• _A run of records_
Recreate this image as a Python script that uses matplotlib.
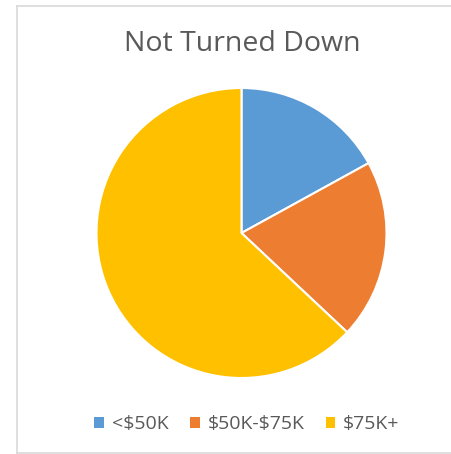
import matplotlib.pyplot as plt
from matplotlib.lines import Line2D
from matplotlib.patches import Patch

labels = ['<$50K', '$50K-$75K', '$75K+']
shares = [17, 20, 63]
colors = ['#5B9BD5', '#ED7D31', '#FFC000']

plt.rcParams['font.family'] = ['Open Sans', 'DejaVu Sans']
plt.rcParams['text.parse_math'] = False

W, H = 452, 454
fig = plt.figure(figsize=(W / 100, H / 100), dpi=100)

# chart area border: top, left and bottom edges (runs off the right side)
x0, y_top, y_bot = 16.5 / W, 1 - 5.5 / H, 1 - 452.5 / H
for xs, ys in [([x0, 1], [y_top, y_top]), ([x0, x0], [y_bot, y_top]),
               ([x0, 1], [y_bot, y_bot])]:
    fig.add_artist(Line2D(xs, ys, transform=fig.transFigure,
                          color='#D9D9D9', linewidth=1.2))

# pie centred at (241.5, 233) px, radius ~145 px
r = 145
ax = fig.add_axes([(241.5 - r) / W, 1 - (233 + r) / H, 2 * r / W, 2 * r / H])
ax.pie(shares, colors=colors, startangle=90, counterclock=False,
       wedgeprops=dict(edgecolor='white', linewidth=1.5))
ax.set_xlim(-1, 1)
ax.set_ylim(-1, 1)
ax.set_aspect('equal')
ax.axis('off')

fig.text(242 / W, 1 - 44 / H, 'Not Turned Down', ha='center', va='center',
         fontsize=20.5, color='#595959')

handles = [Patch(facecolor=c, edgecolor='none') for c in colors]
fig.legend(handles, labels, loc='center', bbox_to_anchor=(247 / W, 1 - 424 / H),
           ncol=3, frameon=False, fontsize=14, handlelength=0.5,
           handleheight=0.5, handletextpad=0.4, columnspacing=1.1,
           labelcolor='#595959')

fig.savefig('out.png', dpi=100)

--

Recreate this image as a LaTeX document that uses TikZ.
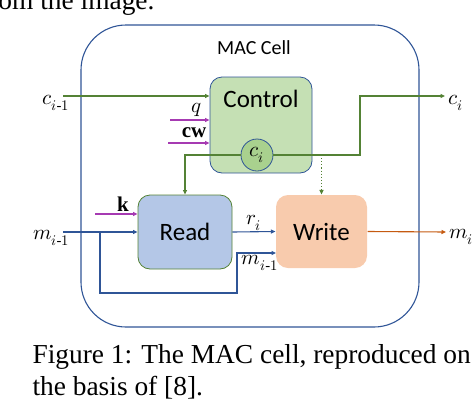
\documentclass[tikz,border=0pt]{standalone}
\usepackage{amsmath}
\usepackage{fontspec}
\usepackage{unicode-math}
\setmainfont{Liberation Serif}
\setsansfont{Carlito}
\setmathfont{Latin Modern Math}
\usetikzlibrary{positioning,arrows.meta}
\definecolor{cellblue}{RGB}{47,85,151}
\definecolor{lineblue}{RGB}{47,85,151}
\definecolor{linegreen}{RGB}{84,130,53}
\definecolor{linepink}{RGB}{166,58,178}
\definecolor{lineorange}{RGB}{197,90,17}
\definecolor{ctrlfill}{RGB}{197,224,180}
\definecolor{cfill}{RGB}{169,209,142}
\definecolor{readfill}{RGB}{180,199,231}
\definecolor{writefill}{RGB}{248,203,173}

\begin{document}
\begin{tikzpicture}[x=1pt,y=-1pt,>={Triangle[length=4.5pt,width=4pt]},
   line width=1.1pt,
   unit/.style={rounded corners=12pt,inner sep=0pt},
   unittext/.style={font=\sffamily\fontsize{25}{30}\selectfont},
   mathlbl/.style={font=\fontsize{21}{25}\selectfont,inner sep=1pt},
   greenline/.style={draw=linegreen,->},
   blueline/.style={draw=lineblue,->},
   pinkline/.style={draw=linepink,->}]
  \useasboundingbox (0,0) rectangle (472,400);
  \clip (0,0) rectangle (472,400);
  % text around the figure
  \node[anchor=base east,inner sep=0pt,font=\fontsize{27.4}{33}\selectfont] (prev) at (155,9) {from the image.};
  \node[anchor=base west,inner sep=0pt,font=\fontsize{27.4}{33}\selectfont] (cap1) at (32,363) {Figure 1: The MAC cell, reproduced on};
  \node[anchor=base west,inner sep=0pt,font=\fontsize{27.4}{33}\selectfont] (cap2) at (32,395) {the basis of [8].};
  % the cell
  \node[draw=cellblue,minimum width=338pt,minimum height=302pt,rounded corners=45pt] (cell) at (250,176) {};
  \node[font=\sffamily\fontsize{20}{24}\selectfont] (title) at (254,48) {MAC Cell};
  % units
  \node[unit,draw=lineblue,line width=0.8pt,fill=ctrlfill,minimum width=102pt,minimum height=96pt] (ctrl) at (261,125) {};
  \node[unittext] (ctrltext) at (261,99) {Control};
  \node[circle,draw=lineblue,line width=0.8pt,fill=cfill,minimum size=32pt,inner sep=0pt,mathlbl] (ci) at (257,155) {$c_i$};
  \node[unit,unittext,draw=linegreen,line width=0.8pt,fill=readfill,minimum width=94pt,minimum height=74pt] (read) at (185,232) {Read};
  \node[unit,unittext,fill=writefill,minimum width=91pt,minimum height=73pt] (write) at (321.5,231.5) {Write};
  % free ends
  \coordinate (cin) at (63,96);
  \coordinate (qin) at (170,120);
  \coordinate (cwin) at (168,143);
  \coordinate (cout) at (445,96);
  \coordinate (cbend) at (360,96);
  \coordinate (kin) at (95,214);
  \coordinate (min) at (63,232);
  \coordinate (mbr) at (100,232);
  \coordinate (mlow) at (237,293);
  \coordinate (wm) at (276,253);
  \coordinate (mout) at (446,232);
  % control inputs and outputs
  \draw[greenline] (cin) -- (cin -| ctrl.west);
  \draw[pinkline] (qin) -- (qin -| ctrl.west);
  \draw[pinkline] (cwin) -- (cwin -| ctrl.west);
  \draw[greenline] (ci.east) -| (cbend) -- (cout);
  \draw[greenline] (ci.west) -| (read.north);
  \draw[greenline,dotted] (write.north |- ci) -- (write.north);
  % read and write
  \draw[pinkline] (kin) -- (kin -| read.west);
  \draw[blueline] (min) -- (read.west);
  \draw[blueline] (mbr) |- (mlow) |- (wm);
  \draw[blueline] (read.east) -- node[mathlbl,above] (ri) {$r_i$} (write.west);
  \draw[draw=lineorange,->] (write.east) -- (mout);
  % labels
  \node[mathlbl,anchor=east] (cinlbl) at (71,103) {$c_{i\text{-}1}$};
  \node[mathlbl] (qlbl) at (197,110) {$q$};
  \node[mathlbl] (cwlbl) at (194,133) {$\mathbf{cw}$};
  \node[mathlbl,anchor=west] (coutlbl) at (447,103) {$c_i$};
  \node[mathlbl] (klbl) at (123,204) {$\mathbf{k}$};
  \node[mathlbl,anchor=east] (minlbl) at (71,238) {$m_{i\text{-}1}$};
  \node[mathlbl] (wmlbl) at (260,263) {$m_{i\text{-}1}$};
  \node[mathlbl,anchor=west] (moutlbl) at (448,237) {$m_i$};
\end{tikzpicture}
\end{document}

...

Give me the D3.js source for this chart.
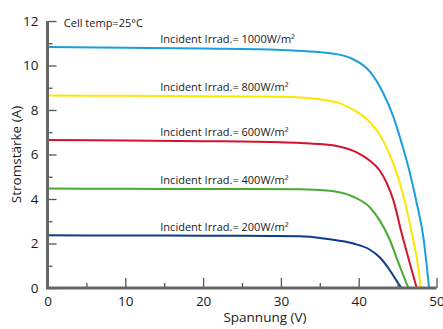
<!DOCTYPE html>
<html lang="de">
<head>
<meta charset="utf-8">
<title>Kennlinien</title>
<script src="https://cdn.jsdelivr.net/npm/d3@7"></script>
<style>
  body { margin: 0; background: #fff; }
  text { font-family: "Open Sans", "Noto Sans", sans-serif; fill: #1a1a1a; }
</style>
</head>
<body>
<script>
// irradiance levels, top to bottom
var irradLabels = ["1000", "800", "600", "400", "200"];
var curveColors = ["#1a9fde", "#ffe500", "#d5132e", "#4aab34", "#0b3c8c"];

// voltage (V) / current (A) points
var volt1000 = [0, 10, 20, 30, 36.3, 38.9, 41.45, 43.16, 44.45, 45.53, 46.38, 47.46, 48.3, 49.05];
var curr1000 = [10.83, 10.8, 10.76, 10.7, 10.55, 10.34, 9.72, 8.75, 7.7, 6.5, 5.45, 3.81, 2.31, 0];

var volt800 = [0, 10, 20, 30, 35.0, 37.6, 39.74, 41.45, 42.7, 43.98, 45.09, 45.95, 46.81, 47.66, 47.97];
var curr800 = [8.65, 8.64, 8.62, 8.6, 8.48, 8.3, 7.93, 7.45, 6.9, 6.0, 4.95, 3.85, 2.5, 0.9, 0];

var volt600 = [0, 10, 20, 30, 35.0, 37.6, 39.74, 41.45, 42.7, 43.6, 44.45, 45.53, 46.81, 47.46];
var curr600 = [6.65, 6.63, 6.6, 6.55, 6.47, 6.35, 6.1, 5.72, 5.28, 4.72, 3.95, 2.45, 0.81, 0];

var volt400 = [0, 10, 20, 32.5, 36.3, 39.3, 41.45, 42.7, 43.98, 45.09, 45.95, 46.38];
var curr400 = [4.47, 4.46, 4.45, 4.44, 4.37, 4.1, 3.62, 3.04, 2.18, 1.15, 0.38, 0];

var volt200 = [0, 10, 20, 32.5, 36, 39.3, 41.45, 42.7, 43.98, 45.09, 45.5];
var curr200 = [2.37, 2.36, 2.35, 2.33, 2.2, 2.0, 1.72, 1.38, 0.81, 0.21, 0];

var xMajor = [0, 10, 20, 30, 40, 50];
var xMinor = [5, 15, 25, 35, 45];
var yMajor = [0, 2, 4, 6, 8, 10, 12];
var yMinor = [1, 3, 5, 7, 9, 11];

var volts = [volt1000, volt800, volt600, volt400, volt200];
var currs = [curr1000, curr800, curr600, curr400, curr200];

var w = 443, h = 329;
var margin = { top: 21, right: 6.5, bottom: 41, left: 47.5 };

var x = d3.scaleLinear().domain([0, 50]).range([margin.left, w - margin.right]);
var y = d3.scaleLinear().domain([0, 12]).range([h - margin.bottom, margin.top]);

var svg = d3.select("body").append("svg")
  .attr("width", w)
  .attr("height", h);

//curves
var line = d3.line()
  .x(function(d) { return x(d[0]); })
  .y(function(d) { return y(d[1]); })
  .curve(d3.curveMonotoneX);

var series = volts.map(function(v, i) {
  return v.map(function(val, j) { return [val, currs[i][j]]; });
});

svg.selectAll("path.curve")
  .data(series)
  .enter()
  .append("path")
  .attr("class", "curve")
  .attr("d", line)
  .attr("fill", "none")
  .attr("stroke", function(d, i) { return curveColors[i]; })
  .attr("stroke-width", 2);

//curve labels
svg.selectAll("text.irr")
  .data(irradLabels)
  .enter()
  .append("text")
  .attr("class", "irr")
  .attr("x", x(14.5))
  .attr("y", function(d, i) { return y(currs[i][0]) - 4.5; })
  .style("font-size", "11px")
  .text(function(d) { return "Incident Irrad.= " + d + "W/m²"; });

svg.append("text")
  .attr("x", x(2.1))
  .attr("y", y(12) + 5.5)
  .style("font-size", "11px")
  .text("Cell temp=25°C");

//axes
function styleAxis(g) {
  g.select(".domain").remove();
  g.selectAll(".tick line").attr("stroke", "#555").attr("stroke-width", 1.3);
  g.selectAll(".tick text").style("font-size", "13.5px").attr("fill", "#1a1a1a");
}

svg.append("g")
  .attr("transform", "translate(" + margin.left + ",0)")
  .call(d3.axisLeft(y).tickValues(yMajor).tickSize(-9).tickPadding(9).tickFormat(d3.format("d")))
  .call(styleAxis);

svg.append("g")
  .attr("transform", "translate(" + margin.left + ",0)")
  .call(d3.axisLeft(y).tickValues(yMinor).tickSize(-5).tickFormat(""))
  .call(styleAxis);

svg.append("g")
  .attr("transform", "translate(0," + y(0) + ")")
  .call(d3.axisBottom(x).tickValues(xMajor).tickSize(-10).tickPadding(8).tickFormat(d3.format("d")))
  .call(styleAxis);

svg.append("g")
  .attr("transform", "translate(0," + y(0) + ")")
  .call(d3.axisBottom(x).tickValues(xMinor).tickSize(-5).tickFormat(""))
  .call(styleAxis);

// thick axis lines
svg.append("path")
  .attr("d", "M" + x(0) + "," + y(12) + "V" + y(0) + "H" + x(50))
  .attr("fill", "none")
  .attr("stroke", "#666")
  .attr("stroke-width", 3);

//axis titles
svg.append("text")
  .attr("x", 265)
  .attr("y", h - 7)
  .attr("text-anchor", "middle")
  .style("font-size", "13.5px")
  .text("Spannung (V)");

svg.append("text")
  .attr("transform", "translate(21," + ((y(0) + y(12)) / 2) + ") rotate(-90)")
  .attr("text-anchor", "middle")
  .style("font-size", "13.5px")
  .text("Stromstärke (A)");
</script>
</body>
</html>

• _GIVEN REQUEST_
Above are the records. Print exactly the lines from the one containing "Give me the D3.js source for this chart." to the one containing "3.81, 2.31, 0];", both included, and nothing else; pictures are excluded.

• _RESULT_
Give me the D3.js source for this chart.
<!DOCTYPE html>
<html lang="de">
<head>
<meta charset="utf-8">
<title>Kennlinien</title>
<script src="https://cdn.jsdelivr.net/npm/d3@7"></script>
<style>
  body { margin: 0; background: #fff; }
  text { font-family: "Open Sans", "Noto Sans", sans-serif; fill: #1a1a1a; }
</style>
</head>
<body>
<script>
// irradiance levels, top to bottom
var irradLabels = ["1000", "800", "600", "400", "200"];
var curveColors = ["#1a9fde", "#ffe500", "#d5132e", "#4aab34", "#0b3c8c"];

// voltage (V) / current (A) points
var volt1000 = [0, 10, 20, 30, 36.3, 38.9, 41.45, 43.16, 44.45, 45.53, 46.38, 47.46, 48.3, 49.05];
var curr1000 = [10.83, 10.8, 10.76, 10.7, 10.55, 10.34, 9.72, 8.75, 7.7, 6.5, 5.45, 3.81, 2.31, 0];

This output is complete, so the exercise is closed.